Ezra Pound's career comes in three acts. This chapter deals with Act Two, the period between his forsaking of London in 1920 and before he is returned to the United States from the Italian city of Pisa as a traitor in 1946. There is no doubt that tragedy dominates Act Three in Pisa and beyond, but Act One, the London years, can be cast in epic terms, as a heroic struggle to rid Mount Helicon of both the beefy bluster left over from the Victorians and the genteel prissiness of Edwardian and Georgian literary culture. The undercurrent of aestheticism that runs from the Pre-Raphaelites in the 1850s, through Walter Pater, to the nineties, the Rhymers Club, and, finally, to the martyrdom of Oscar Wilde on the altar of Victorian moralism, is still, in Pound's London years, in very bad odor. “Yeux Glaques,” the sixth lyric in Hugh Selwyn Mauberley (Life and Contacts)(1920) captures precisely the soft, sexualized underside of aestheticism and the bullying Victorian response:
Foetid Buchanan lifted up his voice
When that faun's head of hers
Became a pastime for
Painters and adulterers.(P, 1990, 189)
It was easy to dismiss the Buchanans and to proclaim a new kind of heady, virile aestheticism that apologized for nothing and gave back as good as it got.
Act Two, the middle years, are neither tragic nor heroic. They are not so easy to characterize. Perhaps they have elements of the tragic and comic about them.
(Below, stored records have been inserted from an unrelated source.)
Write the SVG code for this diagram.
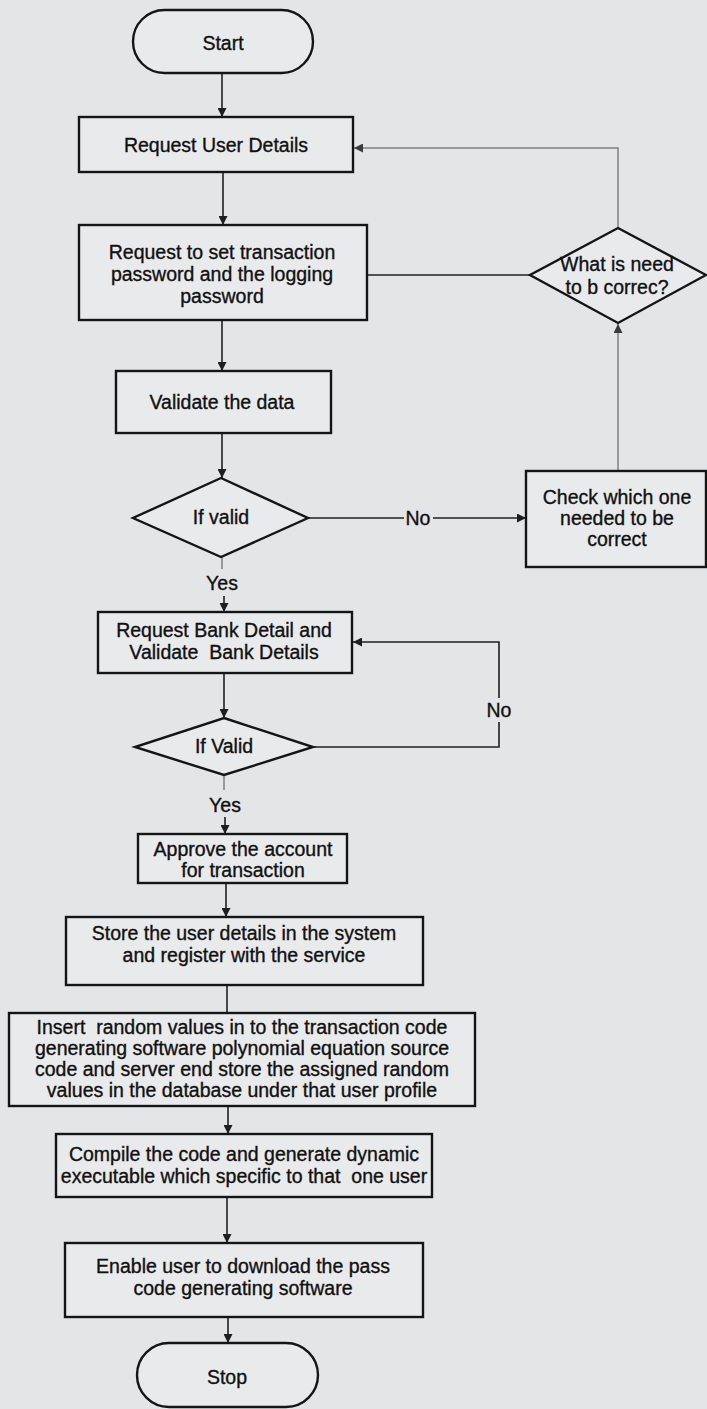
<svg xmlns="http://www.w3.org/2000/svg" width="707" height="1409" viewBox="0 0 707 1409">
<defs>
<marker id="ah" viewBox="0 0 10 10" refX="10" refY="5" markerWidth="9" markerHeight="9" markerUnits="userSpaceOnUse" orient="auto">
<path d="M0,0 L10,5 L0,10 z" fill="#1e1e1e"/>
</marker>
<marker id="ahg" viewBox="0 0 10 10" refX="10" refY="5" markerWidth="9" markerHeight="9" markerUnits="userSpaceOnUse" orient="auto">
<path d="M0,0 L10,5 L0,10 z" fill="#3a3a3a"/>
</marker>
<style>
.box{fill:#e9eaec;stroke:#151515;stroke-width:2.4}
.t{font-family:"Liberation Sans",Arial,sans-serif;font-size:19.5px;fill:#111;stroke:#111;stroke-width:0.35;text-anchor:middle;white-space:pre}
.c{fill:none;stroke:#202020;stroke-width:1.6}
.g{fill:none;stroke:#808080;stroke-width:1.5}
</style>
</defs>
<rect x="0" y="0" width="707" height="1409" fill="#e4e5e7"/>

<g id="connectors">
<line class="c" x1="222" y1="73" x2="222" y2="117" marker-end="url(#ah)"/>
<line class="c" x1="223" y1="172" x2="223" y2="225" marker-end="url(#ah)"/>
<line class="c" x1="222" y1="320" x2="222" y2="371" marker-end="url(#ah)"/>
<line class="c" x1="222" y1="433" x2="222" y2="478" marker-end="url(#ah)"/>
<line class="g" x1="222" y1="557" x2="222" y2="569"/>
<line class="c" x1="224" y1="596" x2="224" y2="612" marker-end="url(#ah)"/>
<line class="c" x1="308" y1="518" x2="404" y2="518"/>
<line class="c" x1="433" y1="518" x2="526" y2="518" marker-end="url(#ah)"/>
<line class="g" x1="618" y1="471" x2="618" y2="324" marker-end="url(#ahg)"/>
<polyline class="g" points="618,228 618,148 354,148" marker-end="url(#ahg)"/>
<line class="c" x1="530" y1="275" x2="367" y2="275"/>
<line class="c" x1="224" y1="673" x2="224" y2="718" marker-end="url(#ah)"/>
<polyline class="c" points="313,747 499,747 499,722"/>
<polyline class="c" points="499,698 499,642 353,642" marker-end="url(#ah)"/>
<line class="g" x1="224" y1="775" x2="224" y2="790"/>
<line class="c" x1="225" y1="817" x2="225" y2="834" marker-end="url(#ah)"/>
<line class="c" x1="226" y1="883" x2="226" y2="917" marker-end="url(#ah)"/>
<line class="c" x1="227" y1="985" x2="227" y2="1013"/>
<line class="c" x1="228" y1="1106" x2="228" y2="1134" marker-end="url(#ah)"/>
<line class="c" x1="227" y1="1197" x2="227" y2="1243" marker-end="url(#ah)"/>
<line class="c" x1="228" y1="1317" x2="228" y2="1343" marker-end="url(#ah)"/>
<text class="t" x="222" y="590">Yes</text>
<text class="t" x="418" y="525">No</text>
<text class="t" x="499" y="717">No</text>
<text class="t" x="225" y="812">Yes</text>
</g>

<g id="start">
<rect class="box" x="133" y="10" width="180" height="63" rx="31.5"/>
<text class="t" x="223" y="50">Start</text>
</g>
<g id="request-user-details">
<rect class="box" x="79" y="117" width="274" height="55"/>
<text class="t" x="216" y="152">Request User Details</text>
</g>
<g id="request-passwords">
<rect class="box" x="79" y="225" width="288" height="95"/>
<text class="t" x="222" y="259">Request to set transaction</text>
<text class="t" x="222" y="281">password and the logging</text>
<text class="t" x="222" y="303">password</text>
</g>
<g id="validate-data">
<rect class="box" x="116" y="371" width="215" height="62"/>
<text class="t" x="222" y="409">Validate the data</text>
</g>
<g id="if-valid-1">
<polygon class="box" points="221,478 308,518 221,557 133,518"/>
<text class="t" x="221" y="524">If valid</text>
</g>
<g id="check-which">
<rect class="box" x="526" y="471" width="180" height="96"/>
<text class="t" x="617" y="504">Check which one</text>
<text class="t" x="617" y="525">needed to be</text>
<text class="t" x="617" y="546">correct</text>
</g>
<g id="what-to-correct">
<polygon class="box" points="618,228 706,275 618,323 530,275"/>
<text class="t" x="617" y="271">What is need</text>
<text class="t" x="617" y="294">to b correc?</text>
</g>
<g id="request-bank">
<rect class="box" x="98" y="612" width="254" height="61"/>
<text class="t" x="224" y="637">Request Bank Detail and</text>
<text class="t" x="224" y="659" xml:space="preserve">Validate  Bank Details</text>
</g>
<g id="if-valid-2">
<polygon class="box" points="224,718 313,747 224,775 135,747"/>
<text class="t" x="224" y="753">If Valid</text>
</g>
<g id="approve">
<rect class="box" x="138" y="834" width="209" height="49"/>
<text class="t" x="243" y="856">Approve the account</text>
<text class="t" x="243" y="877">for transaction</text>
</g>
<g id="store">
<rect class="box" x="66" y="917" width="357" height="68"/>
<text class="t" x="244" y="940">Store the user details in the system</text>
<text class="t" x="244" y="962">and register with the service</text>
</g>
<g id="insert">
<rect class="box" x="9" y="1013" width="466" height="93"/>
<text class="t" x="242" y="1034" xml:space="preserve">Insert  random values in to the transaction code</text>
<text class="t" x="242" y="1055">generating software polynomial equation source</text>
<text class="t" x="242" y="1076">code and server end store the assigned random</text>
<text class="t" x="242" y="1097">values in the database under that user profile</text>
</g>
<g id="compile">
<rect class="box" x="56" y="1134" width="376" height="63"/>
<text class="t" x="244" y="1161">Compile the code and generate dynamic</text>
<text class="t" x="244" y="1183" xml:space="preserve">executable which specific to that  one user</text>
</g>
<g id="enable">
<rect class="box" x="65" y="1243" width="358" height="74"/>
<text class="t" x="243" y="1273">Enable user to download the pass</text>
<text class="t" x="243" y="1295">code generating software</text>
</g>
<g id="stop">
<rect class="box" x="137" y="1343" width="181" height="64" rx="32"/>
<text class="t" x="227" y="1384">Stop</text>
</g>
</svg>
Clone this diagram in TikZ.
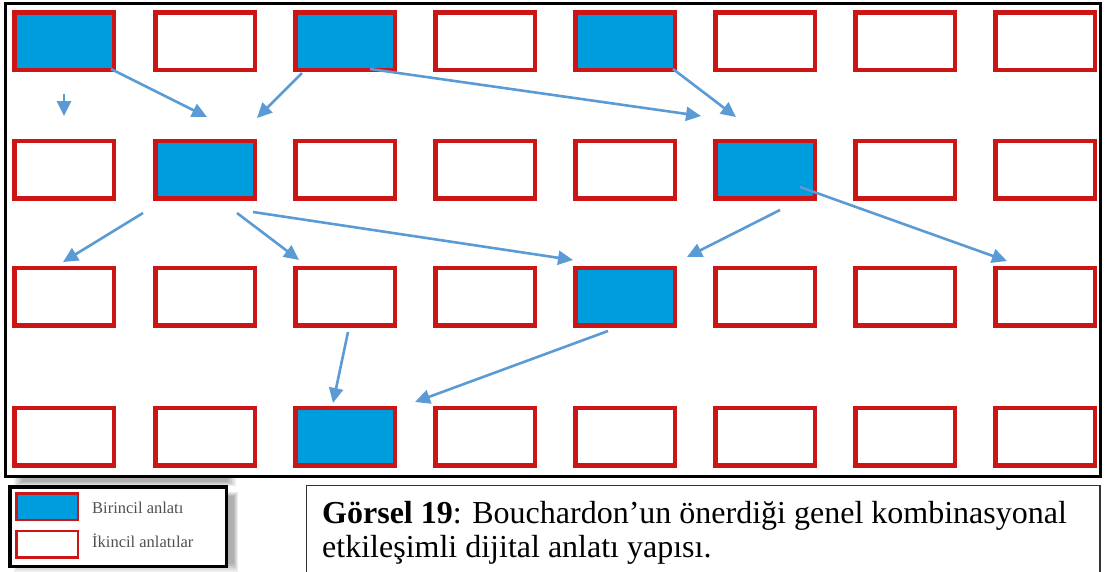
\documentclass[tikz,border=0pt]{standalone}
\usepackage{fontspec}
\setmainfont{Liberation Serif}
\usetikzlibrary{arrows.meta}
\definecolor{boxred}{RGB}{204,22,22}
\definecolor{boxblue}{RGB}{0,157,222}
\definecolor{arrblue}{RGB}{91,155,213}
\definecolor{legtext}{RGB}{80,80,80}
\tikzset{
  sbox/.style={draw=boxred, line width=4.5pt, fill=white, minimum width=99.5pt, minimum height=57.5pt, inner sep=0pt, outer sep=0pt},
  pbox/.style={sbox, fill=boxblue},
  lbox/.style={draw=boxred, line width=2.5pt, minimum width=61.5pt, minimum height=26.5pt, inner sep=0pt},
  conn/.style={draw=arrblue, line width=2.6pt, -{Triangle[length=15pt,width=14pt]}, shorten >=0pt},
  legfont/.style={font=\fontsize{16.5}{18}\selectfont, text=legtext, inner sep=0pt, anchor=base west},
  capfont/.style={font=\fontsize{32}{34}\selectfont, text=black, inner sep=0pt, anchor=base west}
}
\begin{document}
\begin{tikzpicture}[x=1pt,y=-1pt]
\useasboundingbox (0,0) rectangle (1106,571);
\fill[white] (0,0) rectangle (1106,571);
% soft shadows
\foreach \d in {0,2,4,6,8}{
  \fill[black, opacity=0.07] (14+\d,478) rectangle (236-\d,486-\d/2);
  \fill[black, opacity=0.07] (14+\d,492+\d/2) rectangle (238-\d/2,572-\d);
}
% main frame
\draw[black, line width=3pt] (5.5,3.5) rectangle (1100,476);
% boxes
\foreach \r/\y in {1/41,2/169.5,3/296.5,4/436.5}{
  \foreach \c/\x in {1/64,2/205,3/345,4/485,5/625,6/765,7/905,8/1045}{
    \node[sbox] (r\r c\c) at (\x,\y) {};
  }
}
\foreach \n/\x/\y in {r1c1/64/41, r1c3/345/41, r1c5/625/41, r2c2/205/169.5, r2c6/765/169.5, r3c5/625/296.5, r4c3/345/436.5}{
  \node[pbox] at (\x,\y) {};
}
% arrow end points
\coordinate (s1) at (64,94);   \coordinate (t1) at (64,116);
\coordinate (s2) at (111,69);  \coordinate (t2) at (207,117);
\coordinate (s3) at (302,73);  \coordinate (t3) at (257,118);
\coordinate (s4) at (370,69);  \coordinate (t4) at (701,116);
\coordinate (s5) at (673,69);  \coordinate (t5) at (736,117);
\coordinate (s6) at (143,213); \coordinate (t6) at (63,262);
\coordinate (s7) at (237,213); \coordinate (t7) at (299,260);
\coordinate (s8) at (253,212); \coordinate (t8) at (573,260);
\coordinate (s9) at (780,210); \coordinate (t9) at (687,257);
\coordinate (s10) at (800,187); \coordinate (t10) at (1007,261);
\coordinate (s11) at (348,332); \coordinate (t11) at (333,403);
\coordinate (s12) at (608,331); \coordinate (t12) at (415,402);
\foreach \i in {1,...,12}{ \draw[conn] (s\i) -- (t\i); }
% legend
\node[draw=black, line width=3.5pt, fill=white, minimum width=216.5pt, minimum height=79.5pt, inner sep=0pt] (legend) at (118,526.5) {};
\node[lbox, fill=boxblue] (lb1) at (47,506.5) {};
\node[lbox, fill=white] (lb2) at (47,544) {};
\node[legfont] (lt1) at (92,513) {Birincil anlatı};
\node[legfont] (lt2) at (92,547) {İkincil anlatılar};
% caption
\draw[black!80, line width=1.5pt] (306.5,485.5) rectangle (1100,575);
\node[capfont] (cap1) at (322,523) {\textbf{Görsel 19}: Bouchardon’un önerdiği genel kombinasyonal};
\node[capfont] (cap2) at (322,557) {etkileşimli dijital anlatı yapısı.};
\end{tikzpicture}
\end{document}
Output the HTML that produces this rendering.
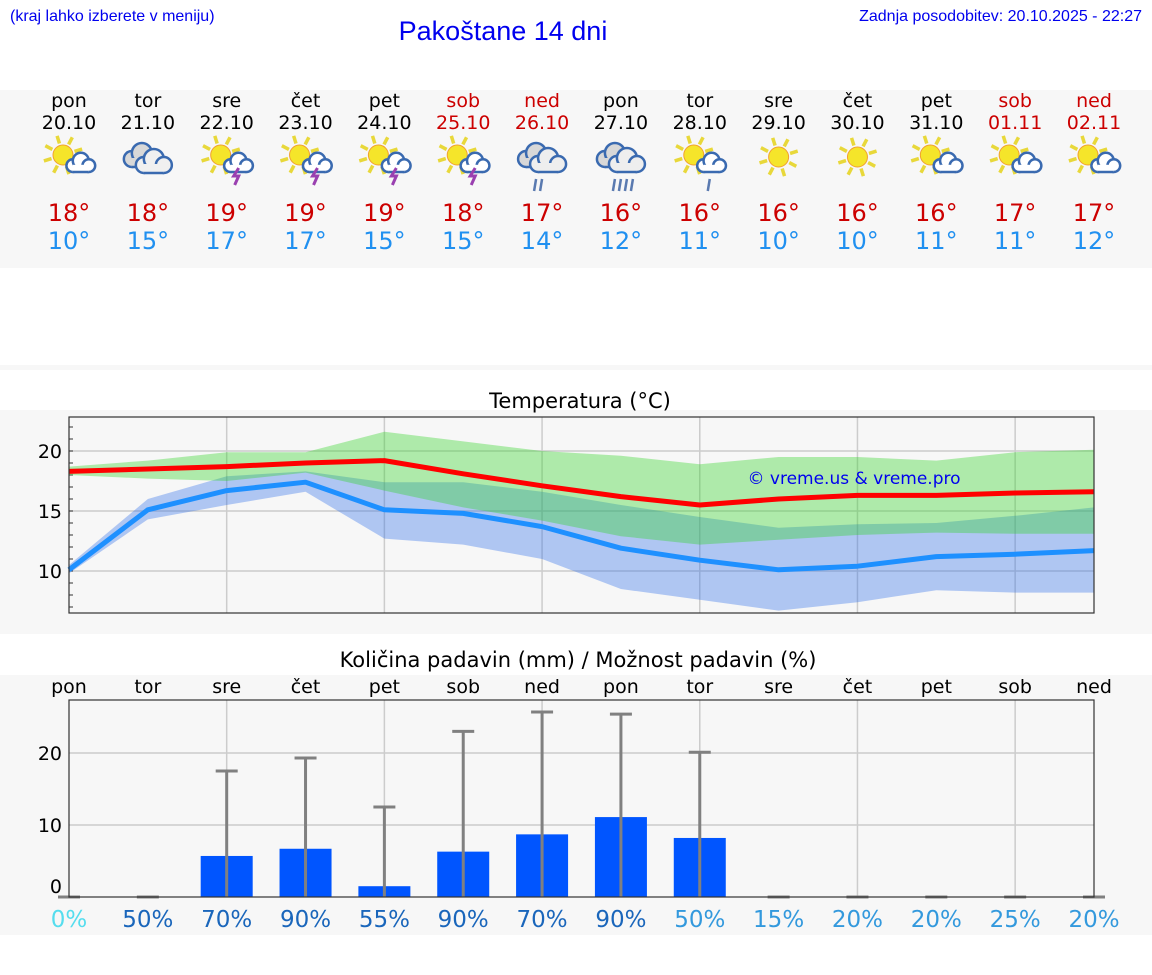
<!DOCTYPE html>
<html><head><meta charset="utf-8"><style>
body{margin:0;background:#fff;width:1152px;height:975px;overflow:hidden;font-family:"DejaVu Sans","Liberation Sans",sans-serif}
svg{display:block}
</style></head><body>
<svg id="s" width="1152" height="975" viewBox="0 0 1152 975" xmlns="http://www.w3.org/2000/svg" font-family="DejaVu Sans, Liberation Sans, sans-serif">
<rect x="0" y="90" width="1152" height="178" fill="#f7f7f7"/>
<rect x="0" y="365" width="1152" height="5" fill="#f7f7f7"/>
<rect x="0" y="410" width="1152" height="224" fill="#f7f7f7"/>
<rect x="0" y="675" width="1152" height="260" fill="#f7f7f7"/>
<text x="10" y="21" font-size="16" fill="#0000ee" font-family="Liberation Sans, sans-serif">(kraj lahko izberete v meniju)</text>
<text x="503" y="40" font-size="27" fill="#0000ee" text-anchor="middle" font-family="Liberation Sans, sans-serif">Pakoštane 14 dni</text>
<text x="1142" y="21" font-size="16" fill="#0000ee" text-anchor="end" font-family="Liberation Sans, sans-serif">Zadnja posodobitev: 20.10.2025 - 22:27</text>
<text x="580" y="408" font-size="21" text-anchor="middle" fill="#000">Temperatura (°C)</text>
<text x="578" y="667" font-size="21" text-anchor="middle" fill="#000">Količina padavin (mm) / Možnost padavin (%)</text>
<g id="hdr"></g><g id="tc"></g><g id="pc"></g>
</svg>
<script>
const days=["pon","tor","sre","čet","pet","sob","ned","pon","tor","sre","čet","pet","sob","ned"];
const dates=["20.10","21.10","22.10","23.10","24.10","25.10","26.10","27.10","28.10","29.10","30.10","31.10","01.11","02.11"];
const weekend=[0,0,0,0,0,1,1,0,0,0,0,0,1,1];
const icons=["pc","cl","st","st","st","st","ra","ra2","pcr","su","su","pc","pc","pc"];
const hiLabel=[18,18,19,19,19,18,17,16,16,16,16,16,17,17];
const loLabel=[10,15,17,17,15,15,14,12,11,10,10,11,11,12];
const tMax=[18.3,18.5,18.7,19.0,19.2,18.1,17.1,16.2,15.5,16.0,16.3,16.3,16.5,16.6];
const tMin=[10.1,15.1,16.7,17.4,15.1,14.8,13.7,11.9,10.9,10.1,10.4,11.2,11.4,11.7];
const maxHi=[18.7,19.2,19.9,19.9,21.6,20.8,20.0,19.6,18.9,19.5,19.5,19.2,19.9,20.1];
const maxLo=[18.0,17.7,17.5,18.2,16.7,15.3,14.2,12.9,12.2,12.6,13.0,13.2,13.1,13.1];
const minHi=[10.5,16.0,17.9,18.3,17.4,17.4,16.6,15.5,14.5,13.6,13.9,14.0,14.6,15.3];
const minLo=[9.8,14.3,15.5,16.6,12.7,12.2,11.0,8.5,7.6,6.7,7.4,8.4,8.2,8.2];
const tTicks=[10,15,20];
const precip=[0,0,5.7,6.7,1.5,6.3,8.7,11.1,8.2,0,0,0,0,0];
const precipMax=[0,0,17.5,19.3,12.5,23,25.7,25.4,20.1,0,0,0,0,0];
const chance=[0,50,70,90,55,90,70,90,50,15,20,20,25,20];
const pTicks=[0,10,20];
const NS="http://www.w3.org/2000/svg";
function mk(p,tag,a,txt){const e=document.createElementNS(NS,tag);for(const k in a)e.setAttribute(k,a[k]);if(txt!==undefined)e.textContent=txt;p.appendChild(e);return e;}
const X0=69,X1=1094,dx=(X1-X0)/13;
const xi=i=>X0+i*dx;
const ty=v=>451-(v-20)*12;
const py=v=>897-v*7.2;
const hdr=document.getElementById('hdr');
function sun(g,cx,cy,r){for(let k=0;k<8;k++){const a=k*Math.PI/4-0.3;mk(g,'line',{x1:cx+Math.cos(a)*(r+2),y1:cy+Math.sin(a)*(r+2),x2:cx+Math.cos(a)*(r+10),y2:cy+Math.sin(a)*(r+10),stroke:'#e8d83a','stroke-width':3.5});}mk(g,'circle',{cx:cx,cy:cy,r:r,fill:'#f5e52a',stroke:'#f0a030','stroke-width':1});}
function cloud(g,cx,cy,s,fill){const a={fill:fill,stroke:'#3a6ab0','stroke-width':2.5};mk(g,'circle',Object.assign({cx:cx-9*s,cy:cy+2*s,r:8*s},a));mk(g,'circle',Object.assign({cx:cx+1*s,cy:cy-4*s,r:10*s},a));mk(g,'circle',Object.assign({cx:cx+11*s,cy:cy+2*s,r:8*s},a));mk(g,'rect',{x:cx-9*s,y:cy+1*s,width:20*s,height:9*s,fill:fill});mk(g,'line',{x1:cx-9*s,y1:cy+10*s,x2:cx+11*s,y2:cy+10*s,stroke:'#3a6ab0','stroke-width':2.5});}
for(let i=0;i<14;i++){
  const x=xi(i);const col=weekend[i]?'#cc0000':'#000';
  let t=mk(hdr,'text',{x:x,y:107,'font-size':19,'text-anchor':'middle',fill:col},days[i]);
  
  t=mk(hdr,'text',{x:x,y:129,'font-size':19,'text-anchor':'middle',fill:col},dates[i]);
  
  const g=mk(hdr,'g',{});
  
  const ic=icons[i];
  if(ic==='su'){sun(g,x,157,10);}
  else if(ic==='cl'){cloud(g,x-7,157,1,'#d8d8d8');cloud(g,x+5,163,1,'#f0f0f0');}
  else if(ic==='ra'||ic==='ra2'){cloud(g,x-7,157,1,'#d8d8d8');cloud(g,x+5,162,1,'#eeeeee');for(let k=0;k<(ic==='ra2'?4:2);k++)mk(g,'line',{x1:x-6+k*6,y1:179,x2:x-8+k*6,y2:191,stroke:'#5a7ab0','stroke-width':2.5});}
  else {sun(g,x-6,155,10);cloud(g,x+11,164,0.8,'#fff');
    if(ic==='st')mk(g,'path',{d:`M${x+12} 168 l-5 8 h5 l-4 9`,fill:'none',stroke:'#9a40b0','stroke-width':3});
    if(ic==='pcr')mk(g,'line',{x1:x+10,y1:179,x2:x+8,y2:191,stroke:'#5a7ab0','stroke-width':2.5});}
  t=mk(hdr,'text',{x:x,y:221,'font-size':24,'text-anchor':'middle',fill:'#cc0000'},hiLabel[i]+'°');
  
  t=mk(hdr,'text',{x:x,y:249,'font-size':24,'text-anchor':'middle',fill:'#2090f0'},loLabel[i]+'°');
  
}
const tc=document.getElementById('tc');
for(let i=1;i<13;i+=2){const l=mk(tc,'line',{x1:xi(i+1),y1:417,x2:xi(i+1),y2:613,stroke:'#ccc','stroke-width':1.5});}
tTicks.forEach(v=>{const l=mk(tc,'line',{x1:X0,y1:ty(v),x2:X1,y2:ty(v),stroke:'#ccc','stroke-width':1.5});
 const t=mk(tc,'text',{x:62,y:ty(v)+7,'font-size':19,'text-anchor':'end',fill:'#000'},v);});
for(let v=7;v<=22;v++){mk(tc,'line',{x1:X0,y1:ty(v),x2:X0+4,y2:ty(v),stroke:'#333','stroke-width':1});}
function band(hi,lo,fill,name){let d='M'+hi.map((v,i)=>xi(i)+' '+ty(v)).join(' L')+' L'+lo.map((v,i)=>xi(i)+' '+ty(v)).reverse().join(' L')+'Z';const p=mk(tc,'path',{d:d,fill:fill});}
band(minHi,minLo,'rgba(30,100,235,0.33)','min-temp-range');
band(maxHi,maxLo,'rgba(50,212,39,0.37)','max-temp-range');
function line(v,col,name){const p=mk(tc,'polyline',{points:v.map((a,i)=>xi(i)+','+ty(a)).join(' '),fill:'none',stroke:col,'stroke-width':5,'stroke-linejoin':'round'});}
line(tMax,'#ff0000','max-temp-line');line(tMin,'#1e90ff','min-temp-line');
let w=mk(tc,'text',{x:854,y:484,'font-size':17,'text-anchor':'middle',fill:'#0000ee'},'© vreme.us & vreme.pro');
let fr=mk(tc,'rect',{x:X0,y:417,width:X1-X0,height:196,fill:'none',stroke:'#333','stroke-width':1.2});
const pc=document.getElementById('pc');
for(let i=1;i<13;i+=2){const l=mk(pc,'line',{x1:xi(i+1),y1:700,x2:xi(i+1),y2:897,stroke:'#ccc','stroke-width':1.5});}
pTicks.forEach(v=>{if(v>0){const l=mk(pc,'line',{x1:X0,y1:py(v),x2:X1,y2:py(v),stroke:'#ccc','stroke-width':1.5});}
 const t=mk(pc,'text',{x:62,y:py(v)+7-(v===0?11:0),'font-size':19,'text-anchor':'end',fill:'#000'},v);});
const chanceCol=c=>c===0?'#55ddee':'#1a66bb';
for(let i=0;i<14;i++){
  const x=xi(i);
  let t=mk(pc,'text',{x:x,y:693,'font-size':19,'text-anchor':'middle',fill:'#000'},days[i]);
  if(precip[i]>0){const b=mk(pc,'rect',{x:x-26,y:py(precip[i]),width:52,height:precip[i]*7.2,fill:'#0055ff'});}
  const e=mk(pc,'g',{});
  mk(e,'line',{x1:x,y1:py(0),x2:x,y2:py(precipMax[i]),stroke:'#808080','stroke-width':3});
  mk(e,'line',{x1:x-11,y1:py(precipMax[i]),x2:x+11,y2:py(precipMax[i]),stroke:'#808080','stroke-width':3});
  t=mk(pc,'text',{x:x,y:927,'font-size':23,'text-anchor':'middle',fill:(i>=8&&chance[i]>0)?'#3399dd':chanceCol(chance[i])},chance[i]+'%');
}
fr=mk(pc,'rect',{x:X0,y:700,width:X1-X0,height:197,fill:'none',stroke:'#333','stroke-width':1.2});
</script>
</body></html>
Or perhaps they constitute a kind of Purgatorio, but they do not, as in Dante, lead to Paradiso. In a reversal of Dante’s plot, the London years may have been more of a paradise than what follows after 1920. And certainly at Pisa in 1945 Pound entered a real Inferno. In the London years, Pound seemed to be in heaven, to borrow the words of William Wordsworth in another context, “Bliss was it in that dawn to be alive” (The Prelude, 11.108).